AIM OF THE EXERCISE: Omit the pictures and print exactly the lines of the listing below, starting at the first and ending at the line containing "for (let k = 1;".

◆ ◆ ◆ ◆ ◆

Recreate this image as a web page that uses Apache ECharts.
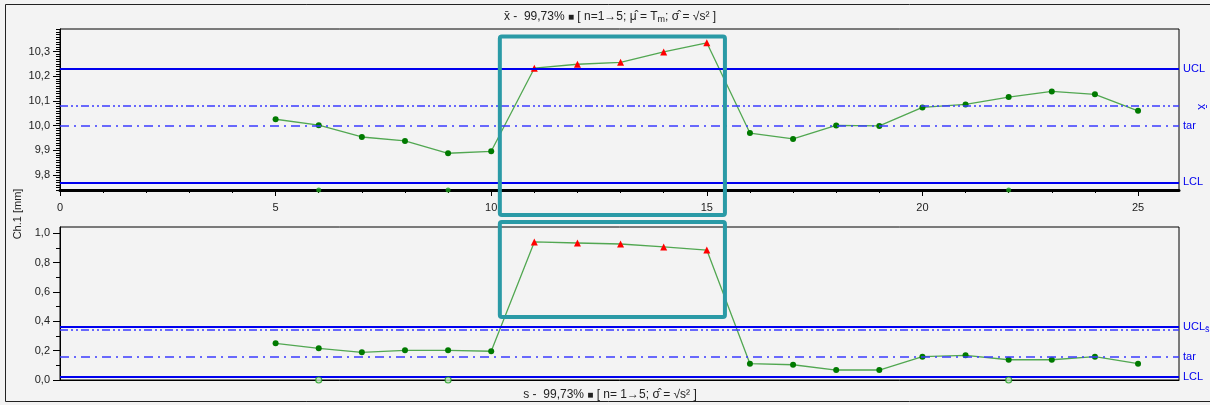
<!DOCTYPE html>
<html><head><meta charset="utf-8">
<script src="https://cdn.jsdelivr.net/npm/echarts@6/dist/echarts.min.js"></script>
<style>html,body{margin:0;padding:0;background:#f3f3f3}#c{width:1210px;height:405px}</style>
</head><body><div id="c"></div>
<script>
// ---- data ----
const samples   = [5,6,7,8,9,10,11,12,13,14,15,16,17,18,19,20,21,22,23,24,25];
const xbarValues = [10.026,10.002,9.954,9.938,9.888,9.896,10.233,10.249,10.257,10.299,10.336,9.970,9.946,10.001,9.999,10.074,10.086,10.116,10.139,10.127,10.060];
const sValues    = [0.250,0.216,0.189,0.202,0.202,0.196,0.941,0.934,0.927,0.907,0.886,0.111,0.104,0.068,0.068,0.159,0.168,0.138,0.138,0.159,0.111];
const alarmSamples = [11,12,13,14,15];
const eventSamples = [6,9,22];
// limits: [UCL, mean, target, LCL]
const xbarLimits = [10.231, 10.077, 10.0, 9.769];
const sLimits    = [0.363, 0.339, 0.162, 0.0227];
const xTicks      = [0,5,10,15,20,25];
const xbarTicks   = [9.8,9.9,10.0,10.1,10.2,10.3];
const sTicks      = [0.0,0.2,0.4,0.6,0.8,1.0];
const sMinorTicks = [0.1,0.3,0.5,0.7,0.9];
// highlight boxes in data units: [x0, x1, y0, y1]
const boxTop    = [10.2, 15.42, 9.638, 10.362];
const boxBottom = [10.2, 15.42, 0.43, 1.077];

const xMin = 0, xMax = 25.95;
const yTopMin = 9.739, yTopMax = 10.392;
const yBotMin = 0, yBotMax = 1.043;

const xbarMinor = [];
for (let k = 974; k <= 1039; k++) { if (k % 10 !== 0) xbarMinor.push(k / 100); }
const xMinor = [];
for (let k = 1; k <= 25; k++) { if (k % 5 !== 0) xMinor.push(k); }

const FONT = 'Liberation Sans, Arial, sans-serif';
const BLUE = '#0000ee';
const LBLUE = '#3b3bff';
const comma = v => (Math.round(v * 10) / 10).toFixed(1).replace('.', ',');

function pointData(vals) {
  return samples.map((x, i) => {
    if (alarmSamples.indexOf(x) >= 0) {
      return { value: [x, vals[i]], symbol: 'triangle', symbolSize: 7, itemStyle: { color: '#ff0000' } };
    }
    return { value: [x, vals[i]] };
  });
}
function limitLines(lim, labels) {
  const styles = [
    { color: BLUE, width: 2, type: 'solid' },
    { color: LBLUE, width: 1.5, type: [8, 3, 2, 3, 2, 3] },
    { color: LBLUE, width: 1.5, type: [9, 5, 2, 5] },
    { color: BLUE, width: 2, type: 'solid' }
  ];
  return lim.map((v, i) => ({
    yAxis: v,
    lineStyle: styles[i],
    label: { show: labels[i] !== '', formatter: labels[i], position: 'end', distance: 4, color: BLUE, fontSize: 11, fontFamily: FONT,
      rich: { s: { fontSize: 9, color: BLUE, fontFamily: FONT, padding: [4, 0, 0, 0] } } }
  }));
}

const chart = echarts.init(document.getElementById('c'), null, { renderer: 'canvas' });
const axisText = { color: '#222', fontSize: 11, fontFamily: FONT };

const option = {
  animation: false,
  backgroundColor: '#f3f3f3',
  grid: [
    { left: 60, right: 31, top: 29, height: 161, show: true, borderColor: '#000', borderWidth: 1, backgroundColor: '#f3f3f3' },
    { left: 60, right: 31, top: 227, height: 153, show: true, borderColor: '#000', borderWidth: 1, backgroundColor: '#f3f3f3' }
  ],
  xAxis: [
    { gridIndex: 0, type: 'value', min: xMin, max: xMax, position: 'bottom',
      axisLine: { show: true, lineStyle: { color: '#000', width: 3 } },
      axisTick: { show: true, length: 6, customValues: xTicks, lineStyle: { color: '#000' } },
      axisLabel: { show: true, customValues: xTicks, margin: 12, ...axisText },
      splitLine: { show: false } },
    { gridIndex: 0, type: 'value', min: xMin, max: xMax, position: 'bottom',
      axisLine: { show: false },
      axisTick: { show: true, length: 3, customValues: xMinor, lineStyle: { color: '#000' } },
      axisLabel: { show: false }, splitLine: { show: false } },
    { gridIndex: 1, type: 'value', min: xMin, max: xMax, position: 'bottom',
      axisLine: { show: true, lineStyle: { color: '#000', width: 1 } },
      axisTick: { show: false }, axisLabel: { show: false }, splitLine: { show: false } }
  ],
  yAxis: [
    { gridIndex: 0, type: 'value', min: yTopMin, max: yTopMax, position: 'left',
      axisLine: { show: true, lineStyle: { color: '#000', width: 1 } },
      axisTick: { show: true, length: 7, customValues: xbarTicks, lineStyle: { color: '#000' } },
      axisLabel: { show: true, customValues: xbarTicks, margin: 10, formatter: comma, ...axisText },
      splitLine: { show: false } },
    { gridIndex: 0, type: 'value', min: yTopMin, max: yTopMax, position: 'left',
      axisLine: { show: false },
      axisTick: { show: true, length: 4, customValues: xbarMinor, lineStyle: { color: '#000' } },
      axisLabel: { show: false }, splitLine: { show: false } },
    { gridIndex: 1, type: 'value', min: yBotMin, max: yBotMax, position: 'left',
      axisLine: { show: true, lineStyle: { color: '#000', width: 1 } },
      axisTick: { show: true, length: 7, customValues: sTicks, lineStyle: { color: '#000' } },
      axisLabel: { show: true, customValues: sTicks, margin: 10, formatter: comma, ...axisText },
      splitLine: { show: false } },
    { gridIndex: 1, type: 'value', min: yBotMin, max: yBotMax, position: 'left',
      axisLine: { show: false },
      axisTick: { show: true, length: 4, customValues: sMinorTicks, lineStyle: { color: '#000' } },
      axisLabel: { show: false }, splitLine: { show: false } }
  ],
  series: [
    { type: 'line', xAxisIndex: 0, yAxisIndex: 0, data: pointData(xbarValues),
      symbol: 'circle', symbolSize: 6, itemStyle: { color: '#007a00' },
      lineStyle: { color: '#3f9f3f', width: 1.3, opacity: 0.9 },
      markLine: { silent: true, symbol: 'none', data: limitLines(xbarLimits, ['UCL', '', 'tar', 'LCL']) } },
    { type: 'line', xAxisIndex: 2, yAxisIndex: 2, data: pointData(sValues),
      symbol: 'circle', symbolSize: 6, itemStyle: { color: '#007a00' },
      lineStyle: { color: '#3f9f3f', width: 1.3, opacity: 0.9 },
      markLine: { silent: true, symbol: 'none', data: limitLines(sLimits, ['UCL{s|s̄}', '', 'tar', 'LCL']) } },
    { type: 'scatter', xAxisIndex: 0, yAxisIndex: 0, clip: false, z: 5,
      data: eventSamples.map(x => [x, yTopMin]), symbol: 'circle', symbolSize: 5,
      itemStyle: { color: '#1e9e1e' } },
    { type: 'scatter', xAxisIndex: 2, yAxisIndex: 2, clip: false, z: 5,
      data: eventSamples.map(x => [x, yBotMin]), symbol: 'circle', symbolSize: 6,
      itemStyle: { color: '#bfe3bf', borderColor: '#1e9e1e', borderWidth: 1.2 } }
  ]
};
chart.setOption(option);

// annotations placed through the chart's own coordinate conversion
function px(grid, x, y) { return chart.convertToPixel({ gridIndex: grid }, [x, y]); }
function boxRect(grid, b) {
  const p0 = px(grid, b[0], b[3]);
  const p1 = px(grid, b[1], b[2]);
  return { type: 'rect', z: 100, shape: { x: p0[0], y: p0[1], width: p1[0] - p0[0], height: p1[1] - p0[1], r: 2 },
    style: { fill: 'none', stroke: '#2a9aa6', lineWidth: 4 } };
}
const meanTop = px(0, xMax, xbarLimits[1]);
const titleRich = {
  t: { fontSize: 12, fontFamily: FONT, fill: '#222' },
  sub: { fontSize: 9, fontFamily: FONT, fill: '#222', padding: [5, 0, 0, 0] },
  ic: { fontSize: 10, fontFamily: FONT, fill: '#222' }
};
chart.setOption({
  graphic: [
    { type: 'rect', z: -1, shape: { x: 5.5, y: 4.5, width: 1215, height: 397 }, style: { fill: 'none', stroke: '#222', lineWidth: 1 } },
    { type: 'text', x: 610, y: 17, style: { text: '{t|x̄ -  99,73% }{ic|■}{t| [ n=1→5; μ̂ = T}{sub|m}{t|; σ̂ = √s² ]}', rich: titleRich, align: 'center', verticalAlign: 'middle' } },
    { type: 'text', x: 610, y: 395, style: { text: '{t|s -  99,73% }{ic|■}{t| [ n= 1→5; σ̂ = √s² ]}', rich: titleRich, align: 'center', verticalAlign: 'middle' } },
    { type: 'text', x: 18, y: 214, rotation: Math.PI / 2, style: { text: 'Ch.1 [mm]', font: '11px ' + FONT, fill: '#222', align: 'center', verticalAlign: 'middle' } },
    { type: 'text', x: meanTop[0] + 22, y: meanTop[1], rotation: -Math.PI / 2, style: { text: 'x̄', font: '12px ' + FONT, fill: BLUE, align: 'center', verticalAlign: 'middle' } },
    boxRect(0, boxTop),
    boxRect(1, boxBottom)
  ]
});
</script></body></html>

◆ ◆ ◆ ◆ ◆

THE SOLUTION:
Recreate this image as a web page that uses Apache ECharts.
<!DOCTYPE html>
<html><head><meta charset="utf-8">
<script src="https://cdn.jsdelivr.net/npm/echarts@6/dist/echarts.min.js"></script>
<style>html,body{margin:0;padding:0;background:#f3f3f3}#c{width:1210px;height:405px}</style>
</head><body><div id="c"></div>
<script>
// ---- data ----
const samples   = [5,6,7,8,9,10,11,12,13,14,15,16,17,18,19,20,21,22,23,24,25];
const xbarValues = [10.026,10.002,9.954,9.938,9.888,9.896,10.233,10.249,10.257,10.299,10.336,9.970,9.946,10.001,9.999,10.074,10.086,10.116,10.139,10.127,10.060];
const sValues    = [0.250,0.216,0.189,0.202,0.202,0.196,0.941,0.934,0.927,0.907,0.886,0.111,0.104,0.068,0.068,0.159,0.168,0.138,0.138,0.159,0.111];
const alarmSamples = [11,12,13,14,15];
const eventSamples = [6,9,22];
// limits: [UCL, mean, target, LCL]
const xbarLimits = [10.231, 10.077, 10.0, 9.769];
const sLimits    = [0.363, 0.339, 0.162, 0.0227];
const xTicks      = [0,5,10,15,20,25];
const xbarTicks   = [9.8,9.9,10.0,10.1,10.2,10.3];
const sTicks      = [0.0,0.2,0.4,0.6,0.8,1.0];
const sMinorTicks = [0.1,0.3,0.5,0.7,0.9];
// highlight boxes in data units: [x0, x1, y0, y1]
const boxTop    = [10.2, 15.42, 9.638, 10.362];
const boxBottom = [10.2, 15.42, 0.43, 1.077];

const xMin = 0, xMax = 25.95;
const yTopMin = 9.739, yTopMax = 10.392;
const yBotMin = 0, yBotMax = 1.043;

const xbarMinor = [];
for (let k = 974; k <= 1039; k++) { if (k % 10 !== 0) xbarMinor.push(k / 100); }
const xMinor = [];
for (let k = 1; k <= 25; k++) { if (k % 5 !== 0) xMinor.push(k); }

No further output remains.